Blog 2

Instantaneous results for change in price of vehicles over the years:

Depreciation refers to decrease in value of asset after certain period of use. That is why; the cars or any type of vehicles or machines that we buy today sell for fewer prices in the future. They are said to lose value over the years or depreciate and are sold at lower price than when they were bought.

The price of the vehicle decreases over the years because its value gets depreciated with time. As such, the more number of years the vehicle has been used or years passed since it was bought, the more its depreciation and less its price. There may be plenty of reasons as to why the value of assets such as cars depreciates such as vehicle condition, availability of new model, etc. Nevertheless, the rate of change in price of vehicles depends on time. Thus, time is an independent variable causing changes in the price of the vehicles. Price of the vehicles is dependent variable.

The rate of change in price of vehicles due to time can be expressed in two forms: first the average rate of change which indicates the overall rate of change within certain amount of years and second the instantaneous rate of change that indicates the rate of change in price at particular moment or instant. It is very important to consider instantaneous rate of change because it helps us understand the immediate impact on car’s value due to change in usage period or its value at a particular instant such as exactly after 2 months of use.

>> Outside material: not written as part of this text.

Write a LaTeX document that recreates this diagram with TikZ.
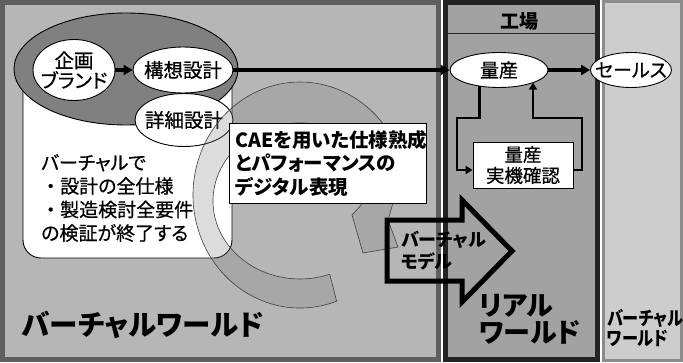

Thus, with the help of instantaneous rate of change we may determine what the exact value of the vehicle would be decreased after 2 months of use.

The following table provides the details of the price of a vehicle and its price over the years of its use (extracted from MHR Calculus and Vectors, Chapter 1):

Time (years)	Value ($)
0	22000
1	16200
2	14350
3	11760
4	8980
5	7820
6	6950
7	6270
8	5060
9	4380
10	4050

By plotting the data above in a graph paper and calculating the slope of secants that can be constructed in the curve formed, different rates of changes in price due to change in time or use period cal be determined. This is because the average rate of change is equivalent to the slope of secants of the curve. Secants are the lines joining two points in a curve.

Similarly, the tangent of the same curve at any point shall give the instantaneous rate of change of the dependent variable. Tangent is the straight line that touches only one point of a function. That is why tangent can provide the instantaneous answer to the rate of change.

The following picture shows the graphical representation of the data given in table above. Three secants PA, PB and PC have been drawn in the curve with point P being the common point among them. The slopes of these secants have been calculated alongside. The slopes of each of these secants give the average rate of change in the price of vehicles from the years 2 to 6, 8 and 10. Thus, the slopes of these secants give a overall picture of how the price of vehicles have changed within the period of 4, 6 and 8 years after being bought. In average, the rate of change in the price of vehicles in 4 years is $1850 i.e. the price will have decreased by that amount within that duration. The price of the vehicle will approximately decrease by $1548.3 and $1287.5 within the span of 6 to 8 years respectively. The thing to be noticed in the slope value of secants is that, the less is the distance between two points the less is the value of the slope. For example, the least difference in x-variable time from among all three secants in the given graph is 4 years. The slope value for the secant is also the least. So the closer the secant is from the common point P, the less in the slope.

Likewise a tangent has also been drawn passing through the common point P. By choosing a random second point Q (1.4, 16000), the slope of the tangent line is also calculated. This value of slope is the instantaneous rate of change or the derivative of function (relation between time and price of vehicle). Thus, after 1.4 years of buying the car, its value will decrease by the amount of $2750. The slope of this tangent QP gives the instantaneous rate of change in price of vehicle when at specific point of time that is when time (x) = 1.4 years.

Tangent touches a curve at only one point. At the same time if a secant is moved closer and closer to a common point, at one moment it is going to touch only one point in the curve, i.e. they slowly start behaving like a tangent. A logical extrapolation shows that the slope of tangent indeed gives us the instantaneous rate of change. From our calculations we can see that as we have moved the secants closer to point P, the values of their slopes have also decreased. If you continue decreasing the distance between points in the curve and point P, at an instance when the distance between two points becomes zero, and it is at that moment the secant will behave like a tangent. The slope of this line is going to give the instantaneous rate of change in price. Thus, we can say that the value obtained as a slope of the tangent QP is in fact, the instantaneous rate of change of price of the vehicle with respect to independent variable time.